TASK TO COMPLETE » Write out the whole listing, matching it exactly.

DATA SECTION »
⁂

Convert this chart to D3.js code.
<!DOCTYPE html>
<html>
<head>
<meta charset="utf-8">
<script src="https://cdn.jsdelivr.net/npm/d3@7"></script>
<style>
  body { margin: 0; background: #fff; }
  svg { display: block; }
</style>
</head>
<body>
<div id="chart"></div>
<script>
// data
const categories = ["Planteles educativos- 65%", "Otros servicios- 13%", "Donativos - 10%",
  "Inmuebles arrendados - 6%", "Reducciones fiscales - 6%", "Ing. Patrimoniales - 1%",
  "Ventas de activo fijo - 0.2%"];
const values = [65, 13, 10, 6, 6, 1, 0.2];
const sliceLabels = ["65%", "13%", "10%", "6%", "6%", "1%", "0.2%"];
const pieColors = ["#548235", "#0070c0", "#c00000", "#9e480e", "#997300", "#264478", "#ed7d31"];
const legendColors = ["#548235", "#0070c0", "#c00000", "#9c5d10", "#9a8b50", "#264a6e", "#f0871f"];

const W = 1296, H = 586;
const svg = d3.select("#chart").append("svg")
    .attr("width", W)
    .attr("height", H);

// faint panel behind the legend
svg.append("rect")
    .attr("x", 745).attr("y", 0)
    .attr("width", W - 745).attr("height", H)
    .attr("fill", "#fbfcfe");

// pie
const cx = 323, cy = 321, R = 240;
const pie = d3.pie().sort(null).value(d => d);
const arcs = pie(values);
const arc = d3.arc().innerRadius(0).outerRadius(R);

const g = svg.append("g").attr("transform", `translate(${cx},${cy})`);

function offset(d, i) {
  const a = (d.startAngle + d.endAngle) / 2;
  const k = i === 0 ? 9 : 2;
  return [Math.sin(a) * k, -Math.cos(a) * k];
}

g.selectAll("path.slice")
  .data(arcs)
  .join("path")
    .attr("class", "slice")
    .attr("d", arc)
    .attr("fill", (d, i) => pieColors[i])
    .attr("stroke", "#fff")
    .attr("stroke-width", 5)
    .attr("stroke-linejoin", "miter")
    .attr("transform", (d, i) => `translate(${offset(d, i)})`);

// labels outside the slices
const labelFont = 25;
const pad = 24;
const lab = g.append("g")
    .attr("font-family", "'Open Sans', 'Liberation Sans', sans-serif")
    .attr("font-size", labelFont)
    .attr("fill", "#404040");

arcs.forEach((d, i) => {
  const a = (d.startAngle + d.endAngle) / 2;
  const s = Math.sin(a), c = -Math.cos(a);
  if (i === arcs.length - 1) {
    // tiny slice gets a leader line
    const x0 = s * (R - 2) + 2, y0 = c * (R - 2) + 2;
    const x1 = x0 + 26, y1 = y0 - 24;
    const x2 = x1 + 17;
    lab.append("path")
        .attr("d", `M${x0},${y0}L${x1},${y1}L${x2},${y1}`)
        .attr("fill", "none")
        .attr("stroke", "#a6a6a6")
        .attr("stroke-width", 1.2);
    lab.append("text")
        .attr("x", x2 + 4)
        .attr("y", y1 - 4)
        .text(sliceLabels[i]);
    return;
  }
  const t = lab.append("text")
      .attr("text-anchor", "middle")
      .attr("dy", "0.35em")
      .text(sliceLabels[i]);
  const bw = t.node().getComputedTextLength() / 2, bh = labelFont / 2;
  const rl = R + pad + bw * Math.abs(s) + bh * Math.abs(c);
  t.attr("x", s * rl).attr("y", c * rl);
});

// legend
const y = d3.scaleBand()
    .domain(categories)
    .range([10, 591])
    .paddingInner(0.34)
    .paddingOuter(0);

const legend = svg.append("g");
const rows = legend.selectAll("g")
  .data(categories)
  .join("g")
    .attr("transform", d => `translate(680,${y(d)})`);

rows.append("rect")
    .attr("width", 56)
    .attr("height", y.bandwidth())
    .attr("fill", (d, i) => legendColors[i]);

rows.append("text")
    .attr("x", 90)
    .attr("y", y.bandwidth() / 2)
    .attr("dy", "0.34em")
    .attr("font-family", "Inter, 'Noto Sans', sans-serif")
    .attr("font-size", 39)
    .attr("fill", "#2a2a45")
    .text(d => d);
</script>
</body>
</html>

⁂

ANSWER BELOW »
Convert this chart to D3.js code.
<!DOCTYPE html>
<html>
<head>
<meta charset="utf-8">
<script src="https://cdn.jsdelivr.net/npm/d3@7"></script>
<style>
  body { margin: 0; background: #fff; }
  svg { display: block; }
</style>
</head>
<body>
<div id="chart"></div>
<script>
// data
const categories = ["Planteles educativos- 65%", "Otros servicios- 13%", "Donativos - 10%",
  "Inmuebles arrendados - 6%", "Reducciones fiscales - 6%", "Ing. Patrimoniales - 1%",
  "Ventas de activo fijo - 0.2%"];
const values = [65, 13, 10, 6, 6, 1, 0.2];
const sliceLabels = ["65%", "13%", "10%", "6%", "6%", "1%", "0.2%"];
const pieColors = ["#548235", "#0070c0", "#c00000", "#9e480e", "#997300", "#264478", "#ed7d31"];
const legendColors = ["#548235", "#0070c0", "#c00000", "#9c5d10", "#9a8b50", "#264a6e", "#f0871f"];

const W = 1296, H = 586;
const svg = d3.select("#chart").append("svg")
    .attr("width", W)
    .attr("height", H);

// faint panel behind the legend
svg.append("rect")
    .attr("x", 745).attr("y", 0)
    .attr("width", W - 745).attr("height", H)
    .attr("fill", "#fbfcfe");

// pie
const cx = 323, cy = 321, R = 240;
const pie = d3.pie().sort(null).value(d => d);
const arcs = pie(values);
const arc = d3.arc().innerRadius(0).outerRadius(R);

const g = svg.append("g").attr("transform", `translate(${cx},${cy})`);

function offset(d, i) {
  const a = (d.startAngle + d.endAngle) / 2;
  const k = i === 0 ? 9 : 2;
  return [Math.sin(a) * k, -Math.cos(a) * k];
}

g.selectAll("path.slice")
  .data(arcs)
  .join("path")
    .attr("class", "slice")
    .attr("d", arc)
    .attr("fill", (d, i) => pieColors[i])
    .attr("stroke", "#fff")
    .attr("stroke-width", 5)
    .attr("stroke-linejoin", "miter")
    .attr("transform", (d, i) => `translate(${offset(d, i)})`);

// labels outside the slices
const labelFont = 25;
const pad = 24;
const lab = g.append("g")
    .attr("font-family", "'Open Sans', 'Liberation Sans', sans-serif")
    .attr("font-size", labelFont)
    .attr("fill", "#404040");

arcs.forEach((d, i) => {
  const a = (d.startAngle + d.endAngle) / 2;
  const s = Math.sin(a), c = -Math.cos(a);
  if (i === arcs.length - 1) {
    // tiny slice gets a leader line
    const x0 = s * (R - 2) + 2, y0 = c * (R - 2) + 2;
    const x1 = x0 + 26, y1 = y0 - 24;
    const x2 = x1 + 17;
    lab.append("path")
        .attr("d", `M${x0},${y0}L${x1},${y1}L${x2},${y1}`)
        .attr("fill", "none")
        .attr("stroke", "#a6a6a6")
        .attr("stroke-width", 1.2);
    lab.append("text")
        .attr("x", x2 + 4)
        .attr("y", y1 - 4)
        .text(sliceLabels[i]);
    return;
  }
  const t = lab.append("text")
      .attr("text-anchor", "middle")
      .attr("dy", "0.35em")
      .text(sliceLabels[i]);
  const bw = t.node().getComputedTextLength() / 2, bh = labelFont / 2;
  const rl = R + pad + bw * Math.abs(s) + bh * Math.abs(c);
  t.attr("x", s * rl).attr("y", c * rl);
});

// legend
const y = d3.scaleBand()
    .domain(categories)
    .range([10, 591])
    .paddingInner(0.34)
    .paddingOuter(0);

const legend = svg.append("g");
const rows = legend.selectAll("g")
  .data(categories)
  .join("g")
    .attr("transform", d => `translate(680,${y(d)})`);

rows.append("rect")
    .attr("width", 56)
    .attr("height", y.bandwidth())
    .attr("fill", (d, i) => legendColors[i]);

rows.append("text")
    .attr("x", 90)
    .attr("y", y.bandwidth() / 2)
    .attr("dy", "0.34em")
    .attr("font-family", "Inter, 'Noto Sans', sans-serif")
    .attr("font-size", 39)
    .attr("fill", "#2a2a45")
    .text(d => d);
</script>
</body>
</html>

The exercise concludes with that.